Joan Rivers' estate planning gambit: A New York state of residence

A quirk that splits Joan Rivers' state of residency and state of domicile catches estate planning experts' eyes.
DEC 11, 2014
Joan Rivers' will is generating plenty of chatter in the estate planning community, as the document suggests the comedienne reduced her estate tax burden by claiming residency in one state and being based elsewhere. The late Ms. Rivers, who passed away in September at age 81, had a will on file at the Surrogate's Court in New York, dated Nov. 16, 2011. A copy of that document, which hit the tabloids on Dec. 9, is available here, via The New York Post's Page Six. Most notably, the will states that Ms. Rivers is a resident of the Empire State, but also declares that her state of domicile — the location where she intends to “reside indefinitely on a permanent basis” — is California. A provision further in the document also declares that New York laws will apply to the validity, interpretation and administration of the will, but provided that Ms. Rivers is domiciled in California when she dies, then the laws of the Golden State will apply instead. The attorney whose name is on the will, Ilene Turk, had no comment. Estate planning attorneys noted that while it's not unusual for celebrities to be bicoastal — and many high-net-worth clients have homes in multiple locations — the distinction between Ms. Rivers' state of domicile and her state of residence may make a difference with respect to state estate taxes. It's also a tactic that's hardly ever seen among estate planning clients. “New York and California have high income taxes, but New York still has a state estate tax of 16%,” said Bruce D. Steiner, a tax and estate planning attorney at Kleinberg Kaplan Wolff Cohen. “Lots of people have more than one home, and there's an estate tax benefit to being in California.”

MORE MONEY, MORE PROBLEMS

Readers who've paid attention to the developments in New York know that the Empire State raised its estate tax exemption from $1 million to $2.062 million per person in April. It will rise in each year until Jan. 1, 2019, where it will reach parity with the inflation-adjusted federal estate tax exemption. This is what makes New York estate taxes difficult. The exemption is phased out for those with a New York taxable estate whose value is 5% greater than the state estate tax exemption. If you die between April 1, 2014, and March 31, 2015, estate taxes are due on the entirety of your estate if it's worth $2.165 million — 5% more than the exemption of $2.062 million. In the Golden State, where Ms. Rivers is domiciled per the will, there is no estate tax and there hasn't been since 2005.

NEW YORK STATE OF MIND

Generally, clients can be residents in many locations, but they can only be domiciled in one in the context of estate planning. “The domicile is where you always intended to return; it's where you establish your primary contacts and your social clubs,” said Gideon Rothschild, partner at Moses & Singer. “It sticks with you even if you have multiple residences.” But what are the benefits to considering residency in New York with respect to estate planning? One thing that might factor into that decision is the state's probate process. “In New York, it's quite simple: so long as nobody objects, the court doesn't get involved in estate administration,” said Mr. Rothschild. “In California, it can be more complex and time-consuming, and can involve higher legal fees.” Advisers run into the issue of selecting residency and domicile with many of their high-net-worth retirees: Clients in New York or New Jersey might own a second home in Florida, where they spend their winters — and where there are no estate and individual income taxes. But in practice, clients hardly ever declare that they're domiciled in one state and residents of another. Home is either New York or Florida. Never both.

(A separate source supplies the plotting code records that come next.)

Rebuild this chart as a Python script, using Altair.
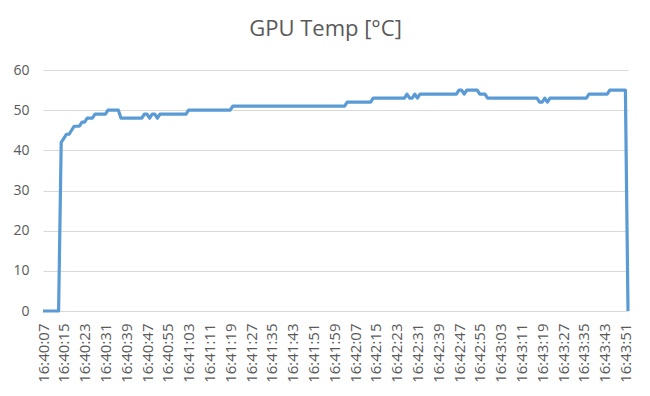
import altair as alt
import pandas as pd

chart_title = "GPU Temp [°C]"

# one sample per second starting at 16:40:07
times = pd.date_range("2024-01-01 16:40:07", periods=226, freq="s").strftime("%H:%M:%S").tolist()

temps = (
    [0, 0, 0, 0, 0, 0, 0]
    + [42, 43, 44, 44, 45, 46, 46, 46, 47, 47]
    + [48, 48, 48]
    + [49, 49, 49, 49, 49]
    + [50, 50, 50, 50, 50]
    + [48, 48, 48, 48, 48, 48, 48, 48, 48]
    + [49, 49, 48, 49, 49, 48]
    + [49] * 11
    + [50] * 17
    + [51] * 44
    + [52] * 10
    + [53] * 13
    + [54, 53, 53, 54, 53]
    + [54] * 15
    + [55, 55, 54, 55, 55, 55, 55, 55]
    + [54, 54, 54]
    + [53] * 20
    + [52, 52, 53, 52]
    + [53] * 15
    + [54] * 8
    + [55] * 7
    + [0]
)

tick_labels = times[::8]
y_ticks = [0, 10, 20, 30, 40, 50, 60]

df = pd.DataFrame({"time": times, "temp": temps})

font = "Open Sans"
txt = "#595959"
grid = "#d9d9d9"

chart = (
    alt.Chart(df)
    .mark_line(color="#5b9bd5", strokeWidth=3.2, strokeJoin="round")
    .encode(
        x=alt.X(
            "time:O",
            sort=None,
            scale=alt.Scale(type="point", padding=0),
            axis=alt.Axis(
                values=tick_labels,
                labelAngle=-90,
                title=None,
                ticks=False,
                tickSize=0,
                grid=False,
                domainColor=grid,
                domainWidth=1,
                labelColor=txt,
                labelFont=font,
                labelFontSize=15,
                labelPadding=12,
                labelOverlap=False,
            ),
        ),
        y=alt.Y(
            "temp:Q",
            scale=alt.Scale(domain=[0, 60], nice=False),
            axis=alt.Axis(
                values=y_ticks,
                title=None,
                domain=False,
                ticks=False,
                tickSize=0,
                gridColor=grid,
                gridWidth=1,
                labelColor=txt,
                labelFont=font,
                labelFontSize=14,
                labelPadding=14,
            ),
        ),
    )
    .properties(
        width=585,
        height=241,
        autosize="none",
        padding={"left": 35, "top": 62, "right": 14, "bottom": 77},
        title=alt.TitleParams(
            text=chart_title,
            font=font,
            fontSize=22,
            fontWeight="normal",
            color=txt,
            offset=22,
            dx=-10,
        ),
    )
    .configure_view(stroke=None)
)

chart.save("out.html", embed_options={"renderer": "svg", "actions": False})
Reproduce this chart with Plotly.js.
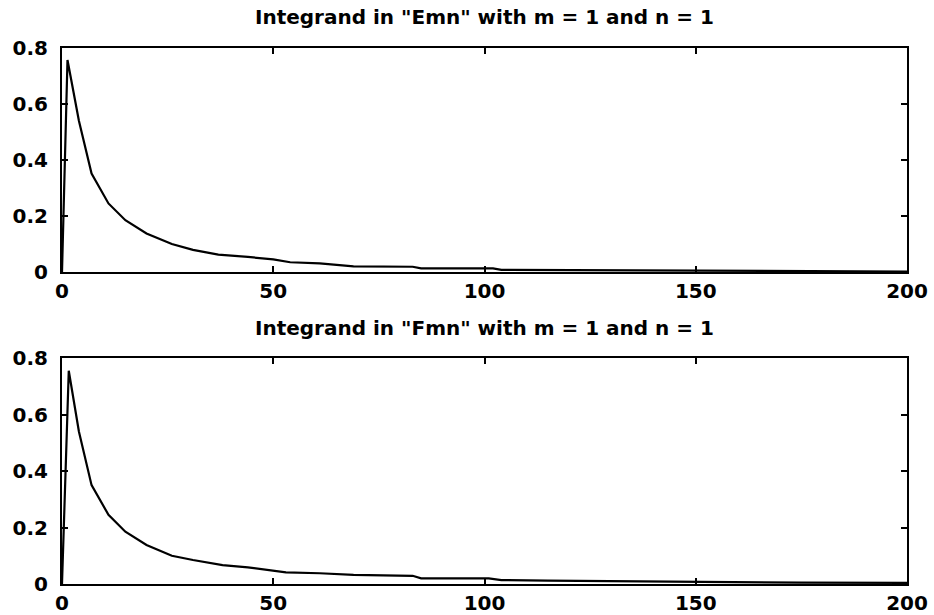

WHERE WILL YOU LIVE — AND DIE?

Plenty of planning goes into determining where a retired client will call home in order to receive the appropriate tax benefit. Leaving one place for the other is not an easy decision, noted Charles Douglas, editor of the National Association of Estate Planners and Councils' Journal of Estate and Tax Planning. “You look at the intent to abandon the old domicile and establish a new one,” he said. State tax authorities will look at voter and vehicle registrations, as well as a client's driver's license, in order to determine where a client is based. “You have to be intentional about having one state be your place of domicile,” Mr. Douglas noted. Nevertheless, when a client decides to switch domiciliary states, he or she is also claiming that jurisdiction for residence. Estate planning experts noted that a decision to have two different states for domicile and residency could call the attention of state tax departments. “If you're domiciled in California, but you say in your will that you're a resident of New York, you're waving a red flag to the state of New York's taxing authorities,” noted Mr. Steiner.